● INSTRUCTIONS TO FOLLOW: Reproduce the lines of the material exactly, excluding every image.

● RECORDED DATA:
--- Start ---

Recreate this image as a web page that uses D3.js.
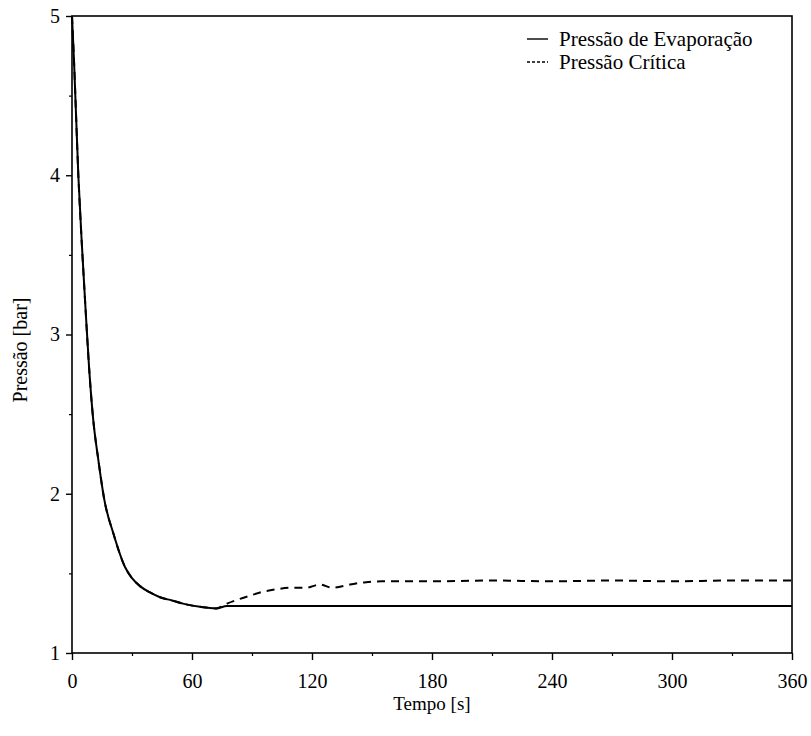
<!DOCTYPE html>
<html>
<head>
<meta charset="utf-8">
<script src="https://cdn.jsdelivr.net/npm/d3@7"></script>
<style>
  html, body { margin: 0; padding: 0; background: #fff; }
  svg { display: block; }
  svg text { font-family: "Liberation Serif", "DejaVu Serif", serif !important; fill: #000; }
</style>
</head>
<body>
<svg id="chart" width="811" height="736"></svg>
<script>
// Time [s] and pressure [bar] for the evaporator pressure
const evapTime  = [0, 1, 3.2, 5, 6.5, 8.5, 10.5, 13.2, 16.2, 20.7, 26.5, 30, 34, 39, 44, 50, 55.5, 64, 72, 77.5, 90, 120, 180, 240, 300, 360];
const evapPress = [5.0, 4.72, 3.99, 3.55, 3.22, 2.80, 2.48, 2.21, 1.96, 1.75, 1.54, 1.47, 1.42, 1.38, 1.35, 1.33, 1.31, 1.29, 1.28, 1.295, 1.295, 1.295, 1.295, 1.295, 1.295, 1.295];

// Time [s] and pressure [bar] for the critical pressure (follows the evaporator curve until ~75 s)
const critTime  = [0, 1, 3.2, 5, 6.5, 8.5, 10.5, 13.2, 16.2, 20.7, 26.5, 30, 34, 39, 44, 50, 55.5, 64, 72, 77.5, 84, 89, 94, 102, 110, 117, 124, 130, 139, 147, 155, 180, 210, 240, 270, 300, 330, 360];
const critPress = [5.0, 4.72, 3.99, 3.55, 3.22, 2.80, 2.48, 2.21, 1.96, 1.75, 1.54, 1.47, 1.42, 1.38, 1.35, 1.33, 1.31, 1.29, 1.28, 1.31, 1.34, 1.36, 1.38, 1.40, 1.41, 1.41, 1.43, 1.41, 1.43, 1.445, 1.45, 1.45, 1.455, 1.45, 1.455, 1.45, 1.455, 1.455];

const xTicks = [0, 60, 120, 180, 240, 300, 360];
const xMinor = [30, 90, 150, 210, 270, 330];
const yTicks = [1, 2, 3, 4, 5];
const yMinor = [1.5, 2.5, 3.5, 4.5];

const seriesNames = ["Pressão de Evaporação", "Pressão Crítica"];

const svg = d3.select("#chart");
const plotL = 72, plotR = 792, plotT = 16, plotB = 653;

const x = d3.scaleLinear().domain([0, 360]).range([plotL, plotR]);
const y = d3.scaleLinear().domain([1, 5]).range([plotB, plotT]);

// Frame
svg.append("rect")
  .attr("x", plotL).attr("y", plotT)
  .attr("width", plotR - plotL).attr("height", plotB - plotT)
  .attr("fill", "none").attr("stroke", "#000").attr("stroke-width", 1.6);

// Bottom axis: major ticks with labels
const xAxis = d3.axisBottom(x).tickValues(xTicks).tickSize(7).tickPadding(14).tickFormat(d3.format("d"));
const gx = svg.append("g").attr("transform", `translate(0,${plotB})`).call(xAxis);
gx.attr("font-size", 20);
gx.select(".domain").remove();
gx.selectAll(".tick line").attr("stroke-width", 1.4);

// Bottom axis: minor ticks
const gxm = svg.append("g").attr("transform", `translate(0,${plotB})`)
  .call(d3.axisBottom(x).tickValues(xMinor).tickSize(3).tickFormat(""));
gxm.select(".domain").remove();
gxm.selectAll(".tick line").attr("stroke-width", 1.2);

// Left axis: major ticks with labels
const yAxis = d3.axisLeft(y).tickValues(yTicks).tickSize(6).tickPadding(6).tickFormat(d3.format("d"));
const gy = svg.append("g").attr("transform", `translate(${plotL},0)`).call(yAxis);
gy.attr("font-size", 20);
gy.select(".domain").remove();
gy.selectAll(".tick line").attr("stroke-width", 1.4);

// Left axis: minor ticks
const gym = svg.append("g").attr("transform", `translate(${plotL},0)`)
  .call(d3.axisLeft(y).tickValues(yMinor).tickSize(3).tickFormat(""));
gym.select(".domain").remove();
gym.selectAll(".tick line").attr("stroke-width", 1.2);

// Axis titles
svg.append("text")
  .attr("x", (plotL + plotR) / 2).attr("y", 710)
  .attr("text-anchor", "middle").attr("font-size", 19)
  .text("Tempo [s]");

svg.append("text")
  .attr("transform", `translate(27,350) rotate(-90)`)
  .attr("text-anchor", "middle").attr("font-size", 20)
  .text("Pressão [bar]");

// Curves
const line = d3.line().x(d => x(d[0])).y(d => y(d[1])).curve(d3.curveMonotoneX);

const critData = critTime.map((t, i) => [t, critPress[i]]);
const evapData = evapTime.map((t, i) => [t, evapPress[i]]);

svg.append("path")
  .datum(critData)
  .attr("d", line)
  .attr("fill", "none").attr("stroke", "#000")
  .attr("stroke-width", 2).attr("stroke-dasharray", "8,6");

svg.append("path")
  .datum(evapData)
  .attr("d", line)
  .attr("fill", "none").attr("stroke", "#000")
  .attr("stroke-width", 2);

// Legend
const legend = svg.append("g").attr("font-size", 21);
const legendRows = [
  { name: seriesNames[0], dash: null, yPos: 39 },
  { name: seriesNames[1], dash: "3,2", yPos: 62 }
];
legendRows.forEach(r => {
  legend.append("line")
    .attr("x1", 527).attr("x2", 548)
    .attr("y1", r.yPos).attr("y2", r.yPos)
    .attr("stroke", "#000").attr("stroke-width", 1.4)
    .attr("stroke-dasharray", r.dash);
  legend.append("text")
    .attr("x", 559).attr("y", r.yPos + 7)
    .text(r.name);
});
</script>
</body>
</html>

--- End ---

● COMPLETED TASK:
Recreate this image as a web page that uses D3.js.
<!DOCTYPE html>
<html>
<head>
<meta charset="utf-8">
<script src="https://cdn.jsdelivr.net/npm/d3@7"></script>
<style>
  html, body { margin: 0; padding: 0; background: #fff; }
  svg { display: block; }
  svg text { font-family: "Liberation Serif", "DejaVu Serif", serif !important; fill: #000; }
</style>
</head>
<body>
<svg id="chart" width="811" height="736"></svg>
<script>
// Time [s] and pressure [bar] for the evaporator pressure
const evapTime  = [0, 1, 3.2, 5, 6.5, 8.5, 10.5, 13.2, 16.2, 20.7, 26.5, 30, 34, 39, 44, 50, 55.5, 64, 72, 77.5, 90, 120, 180, 240, 300, 360];
const evapPress = [5.0, 4.72, 3.99, 3.55, 3.22, 2.80, 2.48, 2.21, 1.96, 1.75, 1.54, 1.47, 1.42, 1.38, 1.35, 1.33, 1.31, 1.29, 1.28, 1.295, 1.295, 1.295, 1.295, 1.295, 1.295, 1.295];

// Time [s] and pressure [bar] for the critical pressure (follows the evaporator curve until ~75 s)
const critTime  = [0, 1, 3.2, 5, 6.5, 8.5, 10.5, 13.2, 16.2, 20.7, 26.5, 30, 34, 39, 44, 50, 55.5, 64, 72, 77.5, 84, 89, 94, 102, 110, 117, 124, 130, 139, 147, 155, 180, 210, 240, 270, 300, 330, 360];
const critPress = [5.0, 4.72, 3.99, 3.55, 3.22, 2.80, 2.48, 2.21, 1.96, 1.75, 1.54, 1.47, 1.42, 1.38, 1.35, 1.33, 1.31, 1.29, 1.28, 1.31, 1.34, 1.36, 1.38, 1.40, 1.41, 1.41, 1.43, 1.41, 1.43, 1.445, 1.45, 1.45, 1.455, 1.45, 1.455, 1.45, 1.455, 1.455];

const xTicks = [0, 60, 120, 180, 240, 300, 360];
const xMinor = [30, 90, 150, 210, 270, 330];
const yTicks = [1, 2, 3, 4, 5];
const yMinor = [1.5, 2.5, 3.5, 4.5];

const seriesNames = ["Pressão de Evaporação", "Pressão Crítica"];

const svg = d3.select("#chart");
const plotL = 72, plotR = 792, plotT = 16, plotB = 653;

const x = d3.scaleLinear().domain([0, 360]).range([plotL, plotR]);
const y = d3.scaleLinear().domain([1, 5]).range([plotB, plotT]);

// Frame
svg.append("rect")
  .attr("x", plotL).attr("y", plotT)
  .attr("width", plotR - plotL).attr("height", plotB - plotT)
  .attr("fill", "none").attr("stroke", "#000").attr("stroke-width", 1.6);

// Bottom axis: major ticks with labels
const xAxis = d3.axisBottom(x).tickValues(xTicks).tickSize(7).tickPadding(14).tickFormat(d3.format("d"));
const gx = svg.append("g").attr("transform", `translate(0,${plotB})`).call(xAxis);
gx.attr("font-size", 20);
gx.select(".domain").remove();
gx.selectAll(".tick line").attr("stroke-width", 1.4);

// Bottom axis: minor ticks
const gxm = svg.append("g").attr("transform", `translate(0,${plotB})`)
  .call(d3.axisBottom(x).tickValues(xMinor).tickSize(3).tickFormat(""));
gxm.select(".domain").remove();
gxm.selectAll(".tick line").attr("stroke-width", 1.2);

// Left axis: major ticks with labels
const yAxis = d3.axisLeft(y).tickValues(yTicks).tickSize(6).tickPadding(6).tickFormat(d3.format("d"));
const gy = svg.append("g").attr("transform", `translate(${plotL},0)`).call(yAxis);
gy.attr("font-size", 20);
gy.select(".domain").remove();
gy.selectAll(".tick line").attr("stroke-width", 1.4);

// Left axis: minor ticks
const gym = svg.append("g").attr("transform", `translate(${plotL},0)`)
  .call(d3.axisLeft(y).tickValues(yMinor).tickSize(3).tickFormat(""));
gym.select(".domain").remove();
gym.selectAll(".tick line").attr("stroke-width", 1.2);

// Axis titles
svg.append("text")
  .attr("x", (plotL + plotR) / 2).attr("y", 710)
  .attr("text-anchor", "middle").attr("font-size", 19)
  .text("Tempo [s]");

svg.append("text")
  .attr("transform", `translate(27,350) rotate(-90)`)
  .attr("text-anchor", "middle").attr("font-size", 20)
  .text("Pressão [bar]");

// Curves
const line = d3.line().x(d => x(d[0])).y(d => y(d[1])).curve(d3.curveMonotoneX);

const critData = critTime.map((t, i) => [t, critPress[i]]);
const evapData = evapTime.map((t, i) => [t, evapPress[i]]);

svg.append("path")
  .datum(critData)
  .attr("d", line)
  .attr("fill", "none").attr("stroke", "#000")
  .attr("stroke-width", 2).attr("stroke-dasharray", "8,6");

svg.append("path")
  .datum(evapData)
  .attr("d", line)
  .attr("fill", "none").attr("stroke", "#000")
  .attr("stroke-width", 2);

// Legend
const legend = svg.append("g").attr("font-size", 21);
const legendRows = [
  { name: seriesNames[0], dash: null, yPos: 39 },
  { name: seriesNames[1], dash: "3,2", yPos: 62 }
];
legendRows.forEach(r => {
  legend.append("line")
    .attr("x1", 527).attr("x2", 548)
    .attr("y1", r.yPos).attr("y2", r.yPos)
    .attr("stroke", "#000").attr("stroke-width", 1.4)
    .attr("stroke-dasharray", r.dash);
  legend.append("text")
    .attr("x", 559).attr("y", r.yPos + 7)
    .text(r.name);
});
</script>
</body>
</html>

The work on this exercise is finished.